◆ Information supplied ◆
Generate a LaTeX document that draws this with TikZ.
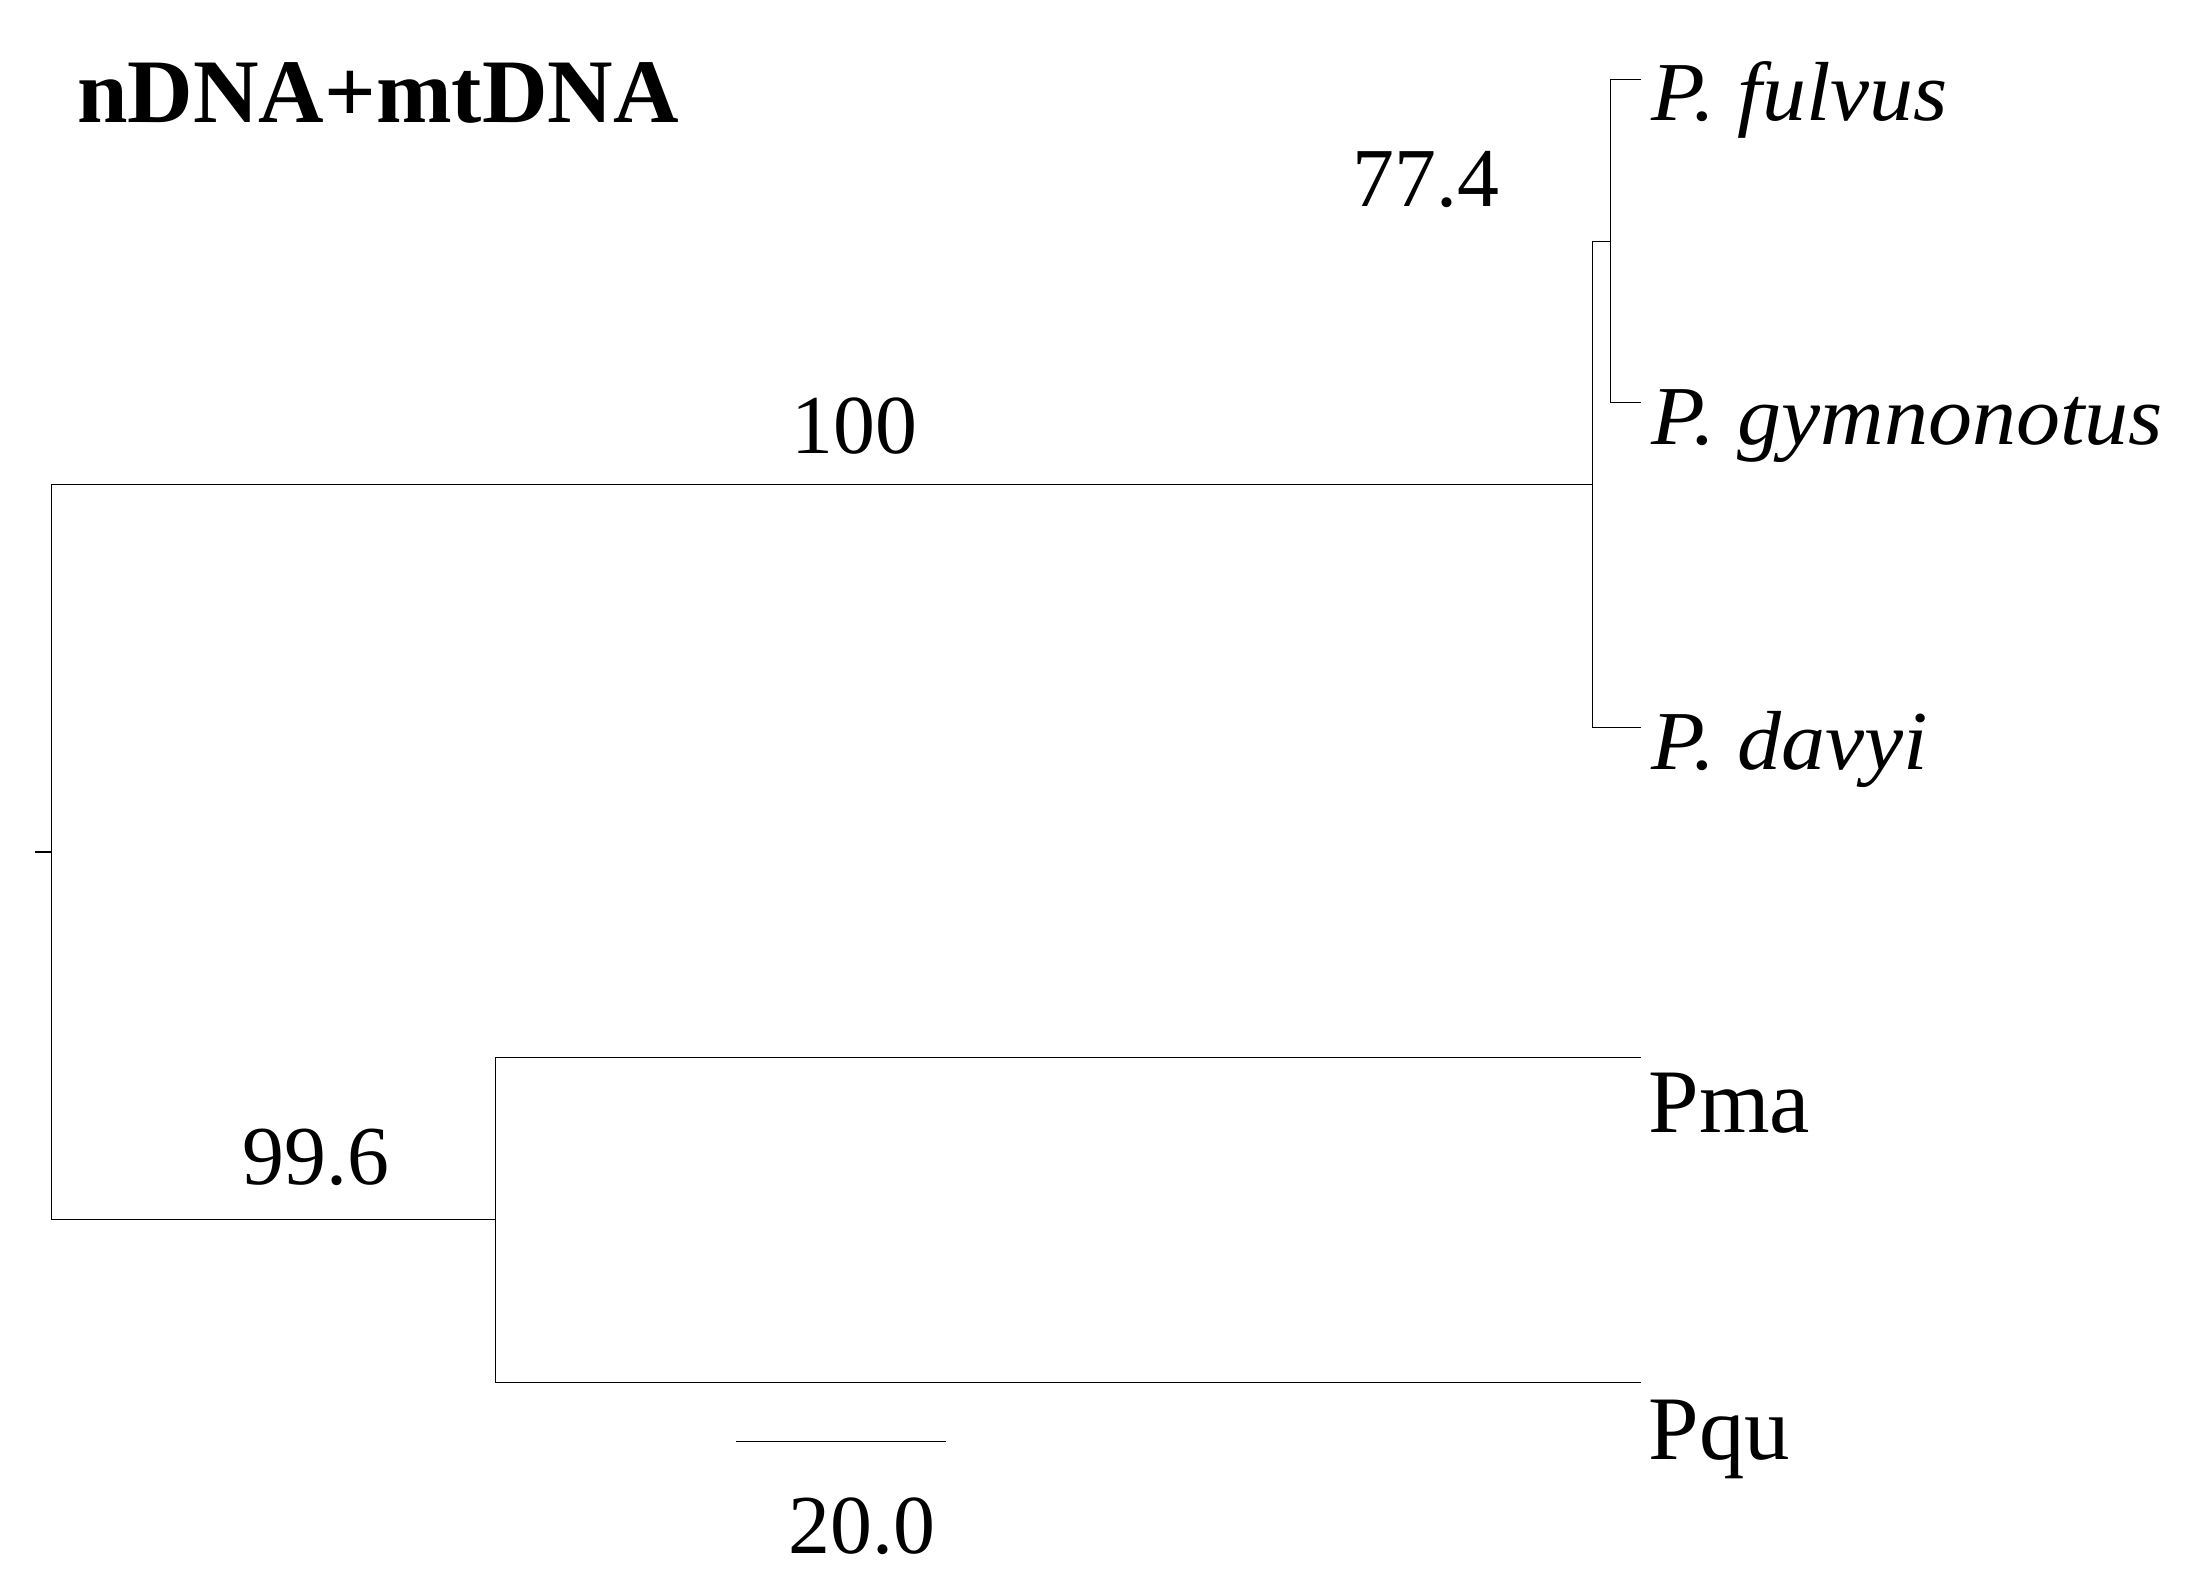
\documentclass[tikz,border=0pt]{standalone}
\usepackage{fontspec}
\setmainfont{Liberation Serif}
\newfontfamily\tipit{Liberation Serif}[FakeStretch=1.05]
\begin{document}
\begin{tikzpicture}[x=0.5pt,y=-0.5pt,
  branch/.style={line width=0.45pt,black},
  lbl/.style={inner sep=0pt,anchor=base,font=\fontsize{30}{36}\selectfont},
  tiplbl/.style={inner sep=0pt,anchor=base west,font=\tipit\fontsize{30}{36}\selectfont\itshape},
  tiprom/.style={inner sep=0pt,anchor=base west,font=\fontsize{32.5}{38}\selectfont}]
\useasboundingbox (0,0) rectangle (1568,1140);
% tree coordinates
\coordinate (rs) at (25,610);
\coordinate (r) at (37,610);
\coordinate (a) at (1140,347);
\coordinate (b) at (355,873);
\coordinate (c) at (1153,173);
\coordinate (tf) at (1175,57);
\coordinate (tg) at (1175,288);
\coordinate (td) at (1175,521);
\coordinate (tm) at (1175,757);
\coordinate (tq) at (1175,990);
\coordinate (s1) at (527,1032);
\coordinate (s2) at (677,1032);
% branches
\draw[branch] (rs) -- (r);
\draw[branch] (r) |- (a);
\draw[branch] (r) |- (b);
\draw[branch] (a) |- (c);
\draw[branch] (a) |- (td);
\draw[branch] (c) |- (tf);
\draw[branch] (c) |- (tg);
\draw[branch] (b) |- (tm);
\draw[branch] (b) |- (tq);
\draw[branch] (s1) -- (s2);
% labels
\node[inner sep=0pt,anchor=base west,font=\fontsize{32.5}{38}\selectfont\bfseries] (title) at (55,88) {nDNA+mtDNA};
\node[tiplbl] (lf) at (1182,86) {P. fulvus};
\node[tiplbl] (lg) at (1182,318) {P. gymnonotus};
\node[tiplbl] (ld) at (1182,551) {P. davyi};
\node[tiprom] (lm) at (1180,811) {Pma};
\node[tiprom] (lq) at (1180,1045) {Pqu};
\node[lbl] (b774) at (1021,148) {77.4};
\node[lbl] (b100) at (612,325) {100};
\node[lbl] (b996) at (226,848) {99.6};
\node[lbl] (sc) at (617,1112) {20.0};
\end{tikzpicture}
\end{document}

◆ Work to complete ◆
Quote the full listing above word for word; exclude every picture from the copy.

◆ Answer ◆
Generate a LaTeX document that draws this with TikZ.
\documentclass[tikz,border=0pt]{standalone}
\usepackage{fontspec}
\setmainfont{Liberation Serif}
\newfontfamily\tipit{Liberation Serif}[FakeStretch=1.05]
\begin{document}
\begin{tikzpicture}[x=0.5pt,y=-0.5pt,
  branch/.style={line width=0.45pt,black},
  lbl/.style={inner sep=0pt,anchor=base,font=\fontsize{30}{36}\selectfont},
  tiplbl/.style={inner sep=0pt,anchor=base west,font=\tipit\fontsize{30}{36}\selectfont\itshape},
  tiprom/.style={inner sep=0pt,anchor=base west,font=\fontsize{32.5}{38}\selectfont}]
\useasboundingbox (0,0) rectangle (1568,1140);
% tree coordinates
\coordinate (rs) at (25,610);
\coordinate (r) at (37,610);
\coordinate (a) at (1140,347);
\coordinate (b) at (355,873);
\coordinate (c) at (1153,173);
\coordinate (tf) at (1175,57);
\coordinate (tg) at (1175,288);
\coordinate (td) at (1175,521);
\coordinate (tm) at (1175,757);
\coordinate (tq) at (1175,990);
\coordinate (s1) at (527,1032);
\coordinate (s2) at (677,1032);
% branches
\draw[branch] (rs) -- (r);
\draw[branch] (r) |- (a);
\draw[branch] (r) |- (b);
\draw[branch] (a) |- (c);
\draw[branch] (a) |- (td);
\draw[branch] (c) |- (tf);
\draw[branch] (c) |- (tg);
\draw[branch] (b) |- (tm);
\draw[branch] (b) |- (tq);
\draw[branch] (s1) -- (s2);
% labels
\node[inner sep=0pt,anchor=base west,font=\fontsize{32.5}{38}\selectfont\bfseries] (title) at (55,88) {nDNA+mtDNA};
\node[tiplbl] (lf) at (1182,86) {P. fulvus};
\node[tiplbl] (lg) at (1182,318) {P. gymnonotus};
\node[tiplbl] (ld) at (1182,551) {P. davyi};
\node[tiprom] (lm) at (1180,811) {Pma};
\node[tiprom] (lq) at (1180,1045) {Pqu};
\node[lbl] (b774) at (1021,148) {77.4};
\node[lbl] (b100) at (612,325) {100};
\node[lbl] (b996) at (226,848) {99.6};
\node[lbl] (sc) at (617,1112) {20.0};
\end{tikzpicture}
\end{document}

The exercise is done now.